Many universities now in serious want of funds
Many national universities are now in serious want of funds. Over the eight years between 2007 and 2014, university spending on R&D grew by just 1.3% in constant prices. Their regular funding has declined consistently for more than a decade by roughly 1% a year, obliging them to spend an inordinate amount of time and effort applying for large institutional grants.
There is growing recognition, however, of the side-effects of spending so much time on applications, administration and project evaluation: a heavy burden on both academic and administrative staff; short-cycle evaluations can discourage research and education from longer-term viewpoints and; it is often hard to maintain project activities, teams and infrastructure once the projects end.
How to strike the best balance between regular and project funding is thus becoming an important policy issue in Japan.
Young PhD-holders struggling to find permanent positions
Consequently, ‘young PhD-holders have been finding it difficult to obtain permanent positions in universities or research institutes. The number of doctoral students is on the decline, with many master’s students not daring to embark on a seemingly unrewarding career in research’.
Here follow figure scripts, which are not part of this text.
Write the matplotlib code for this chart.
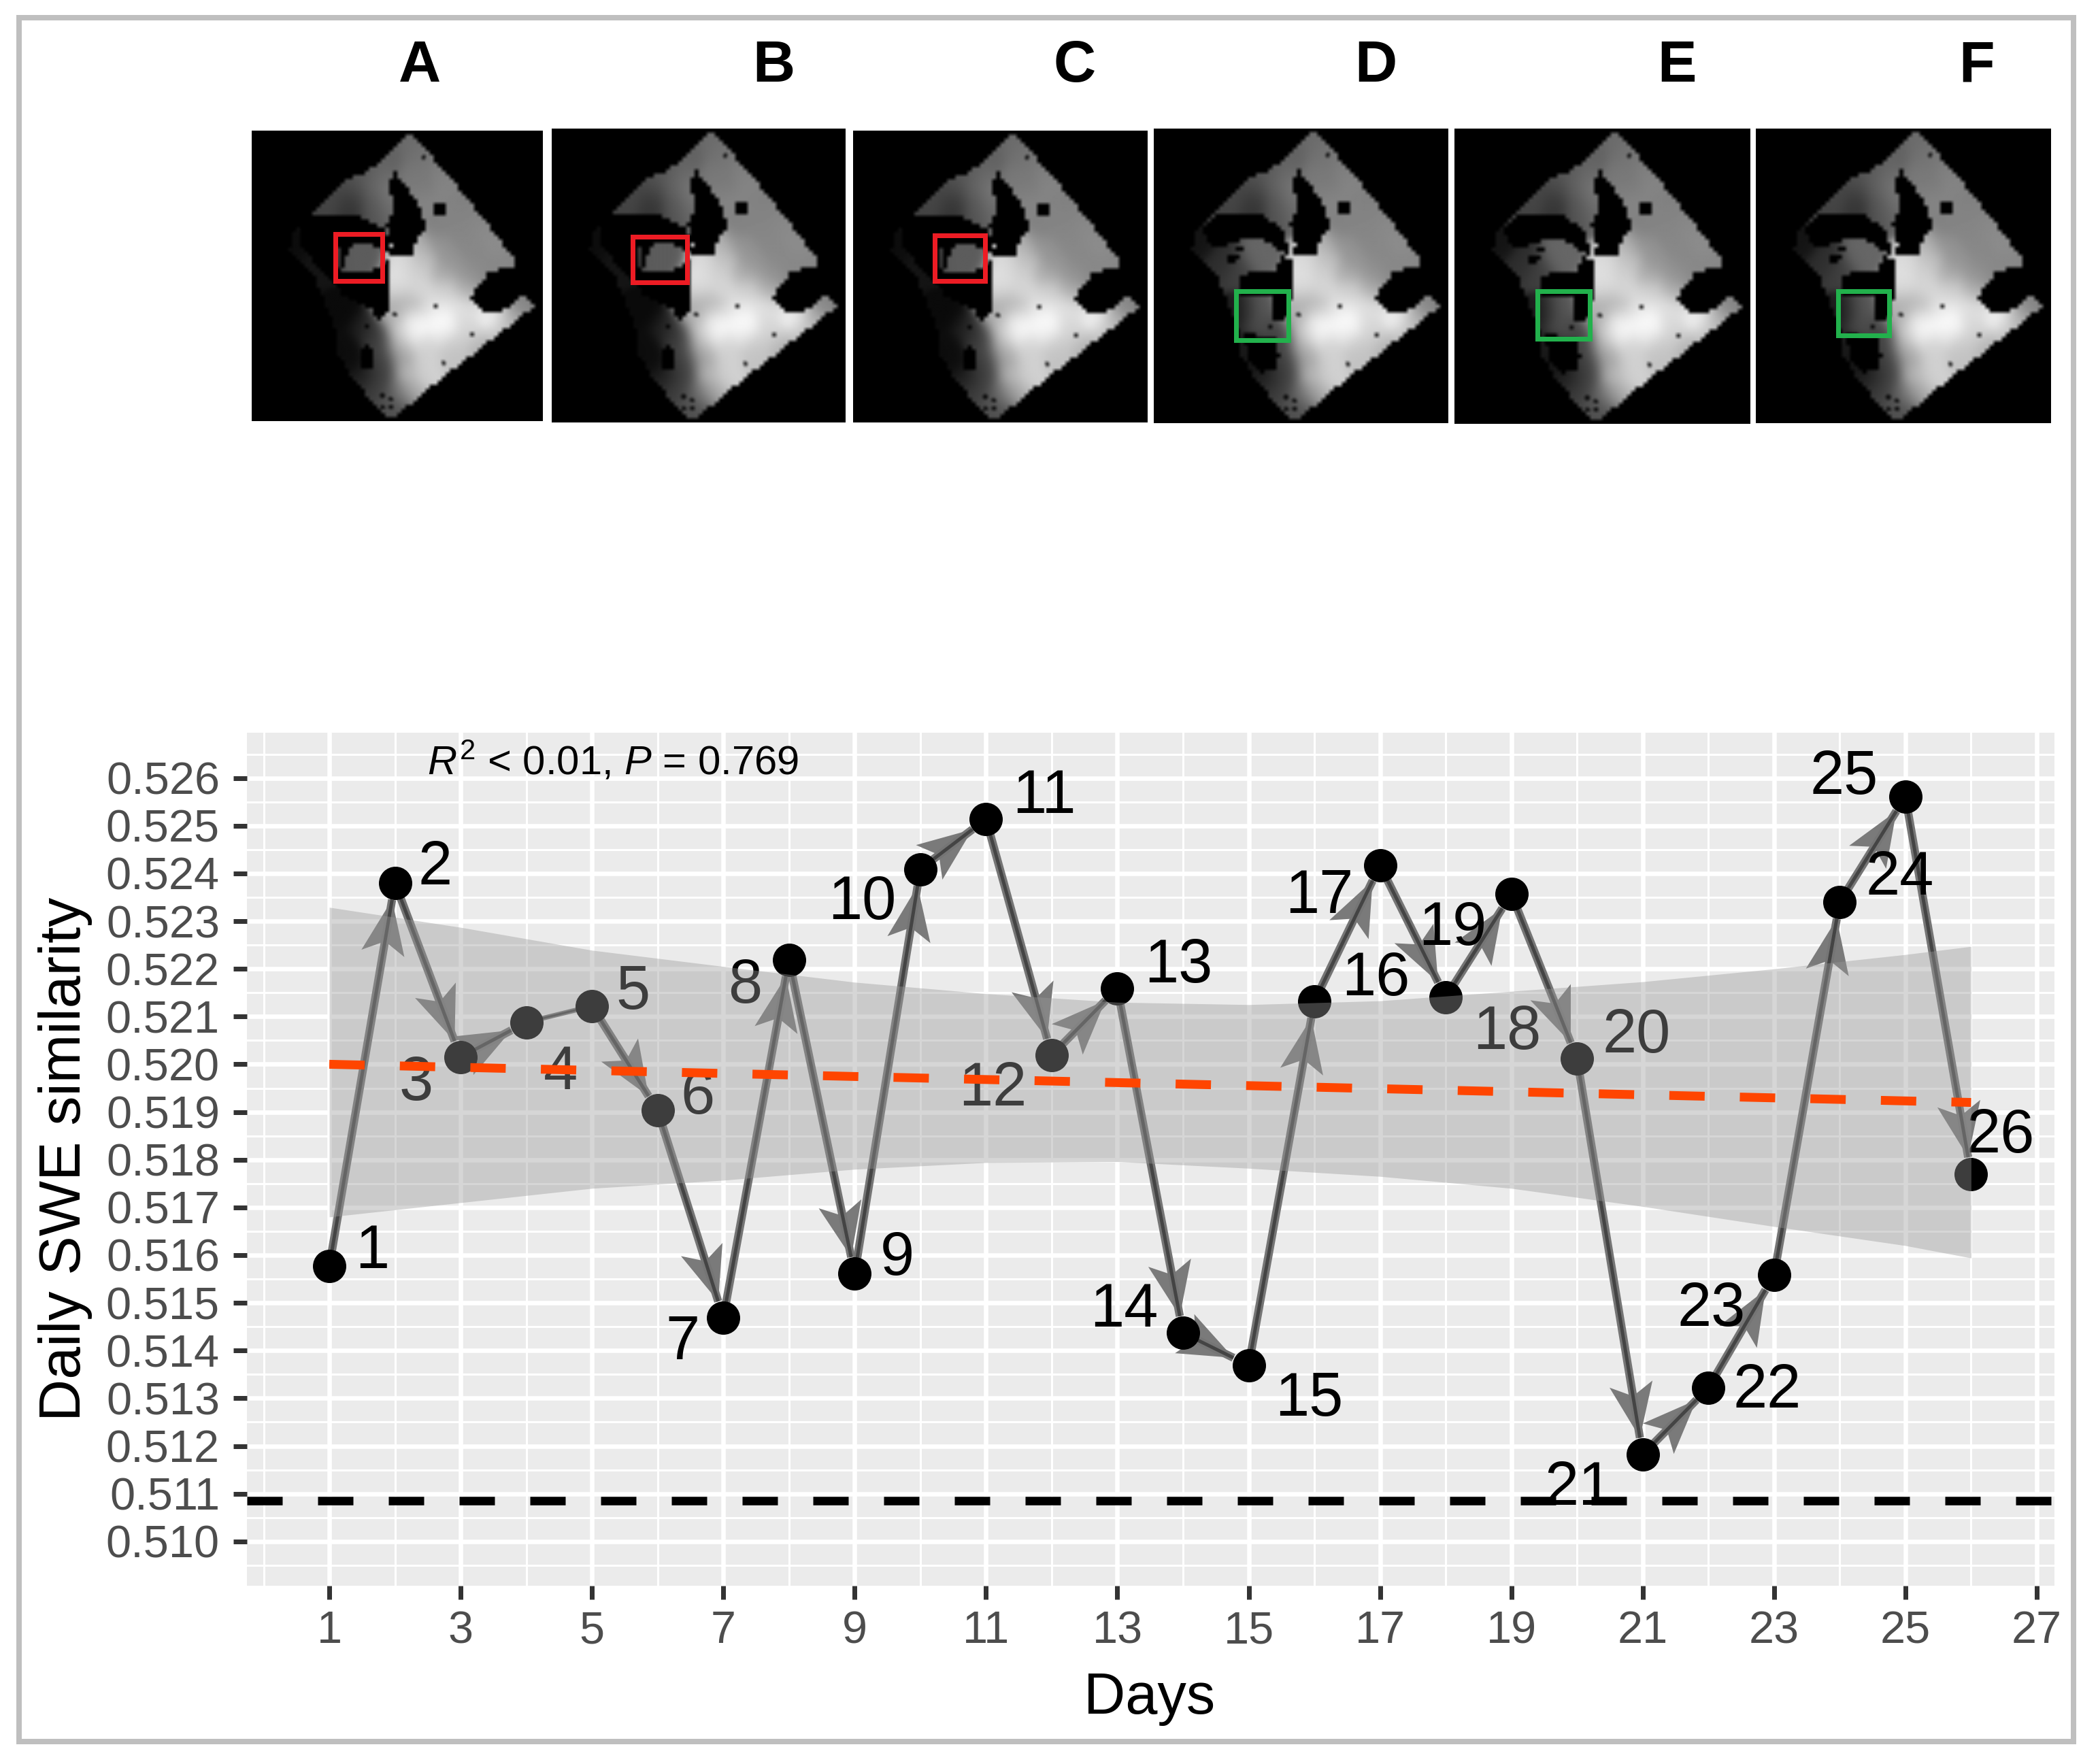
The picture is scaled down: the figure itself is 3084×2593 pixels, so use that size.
import numpy as np
import matplotlib
matplotlib.use("Agg")
import matplotlib.pyplot as plt
from matplotlib.path import Path
from matplotlib.patches import Polygon, Rectangle

plt.rcParams['font.family'] = ['Liberation Sans', 'DejaVu Sans']
plt.rcParams['mathtext.fontset'] = 'custom'
plt.rcParams['mathtext.rm'] = 'Liberation Sans'
plt.rcParams['mathtext.it'] = 'Liberation Sans:italic'
plt.rcParams['lines.scale_dashes'] = False

# ---------- data ----------
days = list(range(1, 27))
swe = [.51577, .5238, .52015, .52088, .52122, .51903, .51469, .52219, .51561, .52409,
       .52514, .52019, .52159, .51437, .51369, .52132, .52417, .5214, .52357, .52012,
       .51182, .51322, .51558, .5234, .52561, .5177]
no_head_segments = [4]            # segment starting at day 4 has no arrow head
band_days = [1, 3, 5, 7, 9, 11, 13, 15, 17, 19, 21, 23, 25, 26]
band_upper = [.52329, .52287, .52239, .52205, .52172, .52148, .5213, .52125, .52133, .52153, .52173, .522, .5223, .52247]
band_lower = [.5168, .5171, .5174, .51757, .5178, .51794, .51796, .51782, .51765, .5174, .51702, .5166, .5162, .51594]
trend_days = [1, 26]
trend_vals = [.5200, .5192]
reference_level = .51085
x_ticks = list(range(1, 28, 2))
x_minor = list(range(0, 27, 2))
y_ticks = [round(.510 + i * .001, 3) for i in range(17)]
y_minor = [round(.5095 + i * .001, 4) for i in range(18)]
panel_letters = ['A', 'B', 'C', 'D', 'E', 'F']

# layout (pixels in the 3084x2593 canvas)
W, H = 3084, 2593
label_dx = [63, 59, -65, 50, 60, 59, -60, -65, 62, -86, 85, -87, 90, -87, 89, 90, -89, 90, -86, 87, -94, 86, -92, 88, -90, 43]
label_dy = [-21, -21, 40, 75, -19, -19, 38, 40, -22, 50, -32, 50, -32, -33, 51, -32, 47, 52, 51, -33, 50, 6, 51, -34, -27, -55]
letter_x = [617, 1137, 1580, 2022, 2465, 2906]
map_rects = [(370, 797, 192, 619), (811, 1243, 189, 621), (1254, 1686, 192, 621),
             (1696, 2129, 189, 622), (2138, 2573, 189, 623), (2581, 3014, 189, 622)]
box_rects = [(493, 562, 344, 413), (930, 1010, 348, 415), (1374, 1448, 346, 413),
             (1817, 1894, 428, 500), (2260, 2337, 428, 498), (2702, 2777, 428, 493)]
box_colors = ['#ED1C24'] * 3 + ['#22B14C'] * 3
map_variant = ['early'] * 3 + ['late'] * 3

# ---------- map imagery, hand-read outline and brightness samples ----------
outline = [(415, 75), (470, 170), (530, 290), (630, 510), (692, 660), (620, 690), (600, 740), (570, 805),
           (600, 870), (650, 870), (705, 800), (735, 845), (690, 905), (650, 960), (620, 1000), (540, 1110),
           (440, 1250), (372, 1355), (320, 1270), (260, 1140), (230, 1050), (225, 940), (170, 700), (110, 590),
           (120, 520), (170, 430), (260, 270), (300, 250), (340, 200)]
lake = [(378, 240), (362, 290), (370, 360), (380, 400), (358, 480), (370, 570), (365, 615), (425, 615),
        (430, 560), (458, 490), (445, 410), (415, 330)]
square = [(476, 385), (508, 385), (508, 440), (476, 440)]
late_black = [
    [(130, 510), (170, 440), (290, 445), (340, 510), (355, 620), (330, 600), (290, 550), (240, 550), (170, 590)],
    [(335, 620), (360, 640), (362, 790), (345, 910), (315, 900), (310, 800), (232, 790), (225, 700), (250, 700), (320, 690)],
    [(240, 960), (320, 985), (330, 1060), (320, 1120), (285, 1140), (255, 1090)],
    [(200, 625), (235, 620), (235, 640), (200, 650)], [(220, 585), (240, 585), (240, 600), (220, 600)],
]
early_black = [
    [(135, 450), (180, 430), (290, 440), (350, 500), (360, 540), (240, 540), (225, 700), (225, 760), (360, 740),
     (370, 860), (335, 905), (320, 860), (250, 800), (170, 640), (135, 560)],
    [(240, 535), (362, 535), (360, 600), (305, 565), (275, 560), (255, 620), (240, 690)],
    [(235, 680), (280, 695), (330, 680), (360, 640), (362, 745), (225, 760)],
    [(300, 1000), (325, 1050), (320, 1130), (290, 1130)],
]
samples_common = [
    (415, 100, .42),
    (370, 170, .38), (430, 170, .44), (470, 170, .47),
    (300, 240, .35), (350, 240, .4), (430, 240, .47), (500, 240, .5),
    (270, 310, .3), (320, 310, .38), (355, 310, .47), (440, 310, .48), (520, 310, .52),
    (220, 380, .28), (270, 380, .22), (320, 380, .34), (360, 380, .47), (450, 380, .52), (540, 380, .5),
    (190, 430, .26), (260, 430, .2), (330, 430, .32), (370, 430, .42), (520, 430, .52), (590, 430, .52),
    (480, 500, .5), (540, 500, .52), (610, 500, .54),
    (440, 570, .7), (490, 570, .58), (560, 570, .53), (640, 570, .55),
    (400, 640, .85), (450, 640, .75), (520, 640, .58), (590, 640, .53), (670, 640, .53),
    (380, 700, .88), (440, 700, .82), (500, 700, .66), (570, 700, .58), (610, 700, .53),
    (375, 770, .85), (440, 770, .85), (500, 770, .82), (560, 770, .68),
    (370, 840, .68), (420, 840, .7), (480, 840, .88), (540, 840, .88), (620, 840, .82), (700, 840, .52),
    (370, 900, .7), (430, 900, .95), (500, 900, 1.0), (560, 900, .86), (620, 900, 1.0), (670, 900, .7),
    (390, 960, .82), (430, 960, 1.0), (500, 960, .95), (570, 960, .82), (640, 960, .76),
    (390, 1020, .7), (450, 1020, .82), (520, 1020, .78), (600, 1020, .7),
    (400, 1090, .65), (460, 1090, .82), (530, 1090, .76),
    (410, 1160, .74), (460, 1160, .82),
    (405, 1230, .6), (430, 1230, .7),
    (340, 1010, .25), (350, 1090, .24), (350, 1160, .25), (300, 1160, .14),
    (330, 1230, .24), (380, 1230, .34), (370, 1300, .32), (400, 1300, .34), (372, 1340, .3),
]
samples_late = [(270, 630, .4), (300, 620, .4), (190, 640, .18), (230, 680, .25), (275, 860, .36), (280, 930, .3),
                (330, 950, .25), (240, 870, .1), (130, 560, .08), (250, 1020, .1), (270, 1100, .08)]
samples_early = [(280, 625, .36), (310, 640, .36), (190, 640, .08), (300, 940, .12), (330, 960, .22), (250, 880, .04),
                 (130, 560, .05), (250, 1020, .05), (270, 1100, .05)]
station_dots = [(452, 178), (482, 846), (378, 881), (307, 936), (574, 972), (502, 1100),
                (347, 1245), (368, 1262), (347, 1297), (368, 1297)]


def norm(pts):
    a = np.array(pts, float)
    return np.c_[(a[:, 0] - 14) / 741, (a[:, 1] - 58) / 1302]


def build_map(kind):
    cells = 72
    fine = 3
    c = (np.arange(cells) + .5) / cells
    cu, cv = np.meshgrid(c, c)
    cpts = np.c_[cu.ravel(), cv.ravel()]
    mask = Path(norm(outline)).contains_points(cpts)
    for poly in [lake, square] + (early_black if kind == 'early' else late_black):
        mask &= ~Path(norm(poly)).contains_points(cpts)
    mask = mask.reshape(cells, cells).astype(float)
    mask = np.kron(mask, np.ones((fine, fine)))
    n = cells * fine
    f = (np.arange(n) + .5) / n
    fu, fv = np.meshgrid(f, f)
    s = np.array(samples_common + (samples_early if kind == 'early' else samples_late), float)
    su = (s[:, 0] - 14) / 741
    sv = (s[:, 1] - 58) / 1302
    d2 = (fu[..., None] - su) ** 2 + (fv[..., None] - sv) ** 2
    w = np.exp(-d2 / (2 * .032 ** 2)) + 1e-9
    field = (w * s[:, 2]).sum(-1) / w.sum(-1)
    img = field * mask
    for (du, dv) in norm(station_dots):
        img[(fu - du) ** 2 + (fv - dv) ** 2 < .008 ** 2] *= .2
    pad = np.pad(img, 1, mode='edge')
    img = sum(pad[1 + i:n + 1 + i, 1 + j:n + 1 + j] for i in (-1, 0, 1) for j in (-1, 0, 1)) / 9
    return img


fig = plt.figure(figsize=(W / 100, H / 100), dpi=100, facecolor='white')
px = 72 / 100  # points per pixel


def fx(x):
    return x / W


def fy(y):
    return 1 - y / H


# frame
fig.add_artist(Rectangle((fx(28), fy(2560)), (3048 - 28) / W, (2560 - 26) / H, transform=fig.transFigure,
                         fill=False, ec='#BFBFBF', lw=8 * px))

# maps and letters
maps = {k: build_map(k) for k in ('early', 'late')}
for i, (x0, x1, y0, y1) in enumerate(map_rects):
    a = fig.add_axes([fx(x0), fy(y1), (x1 - x0) / W, (y1 - y0) / H])
    a.imshow(maps[map_variant[i]], cmap='gray', vmin=0, vmax=1, aspect='auto', interpolation='bilinear')
    a.set_axis_off()
    b = box_rects[i]
    fig.add_artist(Rectangle((fx(b[0]), fy(b[3])), (b[1] - b[0]) / W, (b[3] - b[2]) / H, transform=fig.transFigure,
                             fill=False, ec=box_colors[i], lw=7 * px, zorder=5))
    fig.text(fx(letter_x[i]), fy(98), panel_letters[i], ha='center', va='center', fontsize=62, fontweight='bold', color='black')

# main panel
L, R, T, B = 363, 3020, 1077, 2331
ax = fig.add_axes([fx(L), fy(B), (R - L) / W, (B - T) / H], facecolor='#EBEBEB')
ax.set_xlim(-0.254, 27.27)
ax.set_ylim(.50907, .52695)
for s in ax.spines.values():
    s.set_visible(False)
ax.set_xticks(x_ticks)
ax.set_xticks(x_minor, minor=True)
ax.set_yticks(y_ticks)
ax.set_yticks(y_minor, minor=True)
ax.set_xticklabels([str(v) for v in x_ticks])
ax.set_yticklabels([f'{v:.3f}' for v in y_ticks])
ax.tick_params(which='major', length=20 * px, width=7 * px, color='#333333', labelcolor='#4D4D4D',
               labelsize=48, pad=20 * px)
ax.tick_params(axis='x', which='major', pad=16 * px)
ax.tick_params(which='minor', length=0)
ax.set_axisbelow(True)
ax.grid(which='major', color='white', lw=6.5 * px)
ax.grid(which='minor', color='white', lw=3 * px)

HEAD_LEN, HEAD_HALF, NOTCH, TIP_GAP = 80, 32, 62, 25
inv = ax.transData.inverted()
pts_px = ax.transData.transform(np.c_[days, swe])
for i in range(len(days) - 1):
    p0, p1 = pts_px[i], pts_px[i + 1]
    d = p1 - p0
    u = d / np.hypot(*d)
    n = np.array([-u[1], u[0]])
    tip = p1 - u * TIP_GAP
    if days[i] not in no_head_segments:
        head = np.array([tip, tip - u * HEAD_LEN + n * HEAD_HALF, tip - u * NOTCH, tip - u * HEAD_LEN - n * HEAD_HALF])
        ax.add_patch(Polygon(inv.transform(head), closed=True, fc='#7A7A7A', ec='none', zorder=2))
        end = inv.transform(tip)
        lw_out, lw_in = 12, 5
    else:
        end = (days[i + 1], swe[i + 1])
        lw_out, lw_in = 7, 3
    xs = [days[i], end[0]]
    ys = [swe[i], end[1]]
    ax.plot(xs, ys, color='#757575', lw=lw_out * px, solid_capstyle='butt', zorder=2.1)
    ax.plot(xs, ys, color='#444444', lw=lw_in * px, solid_capstyle='butt', zorder=2.2)

ax.scatter(days, swe, s=(49 * px) ** 2, color='black', linewidths=0, zorder=3)

for d, v, dx, dy in zip(days, swe, label_dx, label_dy):
    ax.annotate(str(d), (d, v), xytext=(dx, -dy), textcoords='offset pixels', ha='center', va='center',
                fontsize=65, color='black', zorder=4, annotation_clip=False)

ax.fill_between(band_days, band_lower, band_upper, color='#999999', alpha=.4, lw=0, zorder=5)
ax.plot(trend_days, trend_vals, color='#FF4500', lw=13 * px, dash_capstyle='butt',
        linestyle=(0, (52 * px, 51.7 * px)), zorder=6)
ax.axhline(reference_level, color='black', lw=12.5 * px, dash_capstyle='butt',
           linestyle=(0, (52 * px, 52 * px)), zorder=6)

fig.text(fx(628), fy(1139), r'$\mathit{R}^{2}$ < 0.01, $\mathit{P}$ = 0.769', fontsize=43, color='black', va='baseline', ha='left')
fig.text(fx(1690), fy(2497), 'Days', fontsize=61, ha='center', va='center', color='black')
fig.text(fx(96), fy(1704), 'Daily SWE similarity', fontsize=62, rotation=90, ha='center', va='center', color='black')

fig.savefig('out.png', dpi=100, facecolor='white')
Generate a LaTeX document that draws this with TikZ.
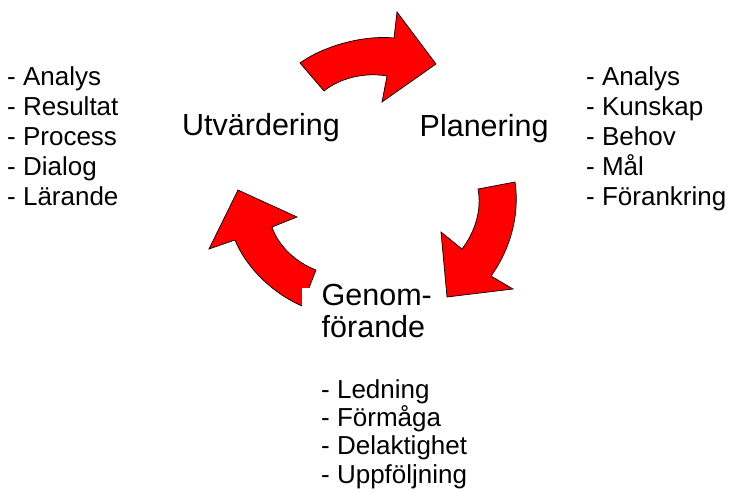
\documentclass[tikz,border=0pt]{standalone}
\usepackage{fontspec}
\setmainfont{Liberation Sans}
\begin{document}
\begin{tikzpicture}[x=1pt,y=-1pt,
  arrowshape/.style={fill=red, draw=black, line width=0.7pt, line join=miter},
  lbl/.style={font=\fontsize{30.5}{32}\selectfont, inner sep=0pt, anchor=base west},
  item/.style={font=\fontsize{26}{28}\selectfont, inner sep=0pt, anchor=base west}]
\useasboundingbox (0,0) rectangle (729,491);
% top arrow (Utvardering -> Planering)
\draw[arrowshape] (300,63) .. controls (325,45) and (365,35) .. (394,38)
  -- (397,12) -- (436,64) -- (382,102) -- (387,76)
  .. controls (365,72) and (340,78) .. (324,91) -- cycle;
% right arrow (Planering -> Genomforande)
\draw[arrowshape] (515,182) .. controls (520,215) and (510,250) .. (491,276)
  -- (513,289) -- (447,297) -- (441,232) -- (462,249)
  .. controls (475,232) and (482,210) .. (478,189) -- cycle;
% left arrow (Genomforande -> Utvardering)
\draw[arrowshape] (238,190) -- (297,217) -- (272,227)
  .. controls (278,245) and (295,262) .. (316,270)
  -- (302,306)
  .. controls (270,292) and (245,265) .. (235,240)
  -- (209,249) -- cycle;
% white text box over arrow ends
\fill[white] (302,288) rectangle (446,350);
% main labels
\node[lbl] (utv) at (182,135) {Utvärdering};
\node[lbl] (plan) at (419.5,136) {Planering};
\node[lbl] (gen1) at (321.5,305) {Genom-};
\node[lbl] (gen2) at (321.5,337) {förande};
% lists
\foreach \t [count=\i] in {Analys,Resultat,Process,Dialog,Lärande}
  \node[item] (l\i) at (7,{85+(\i-1)*30}) {- \t};
\foreach \t [count=\i] in {Analys,Kunskap,Behov,Mål,Förankring}
  \node[item] (r\i) at (586,{85+(\i-1)*30}) {- \t};
\foreach \t [count=\i] in {Ledning,Förmåga,Delaktighet,Uppföljning}
  \node[item] (b\i) at (321,{398+(\i-1)*28.4}) {- \t};
\end{tikzpicture}
\end{document}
In response, the Japanese government has taken a series of measures since 2006 to diversify the career paths of young researchers. There have been schemes to promote university–industry exchanges, subsidize internships and develop training programmes to give PhD candidates broader prospects and skills. The government has also promoted curricular reform of doctoral programmes to produce graduates who can more readily adapt to the non-academic environment.
The government has also taken steps to reform universities’ personnel systems. In 2006, for instance, the government began subsidizing the introduction of a tenure–track system at university, which had traditionally been absent from Japanese academia. The subsidy was expanded in 2011.
Also in 2006, the government launched a fellowship scheme for women researchers returning to work after maternity leave. Only 14.6% of researchers were women in 2013 but this ratio is on the rise. Women only accounted for 13.0% of researchers in 2008.
The number of foreign researchers is also low but gradually rising. In the university sector, there were 5 875 foreign full-time teaching staff (or 3.5% of the total) in 2008, compared to 7 075 (4.0%) five years earlier. The government has been taking measures to internationalize Japanese universities. The selection criteria for most large university grants now take into account the proportion of foreigners and women among teaching staff and researchers.
For the report, however, ‘arguably the most fundamental challenge facing Japanese universities is the shrinking 18 year-old population. Since peaking at 2 049 471 in 1992, the number of 18 year-olds has almost halved. The number of university students has only contracted slightly over the same period, thanks to the fact that twice as many 18 year-olds (51.5%) enroll in university today’. Nevertheless, ‘most stakeholders see signs of saturation; they share the view that a radical reform of the nation’s university system is imminent’.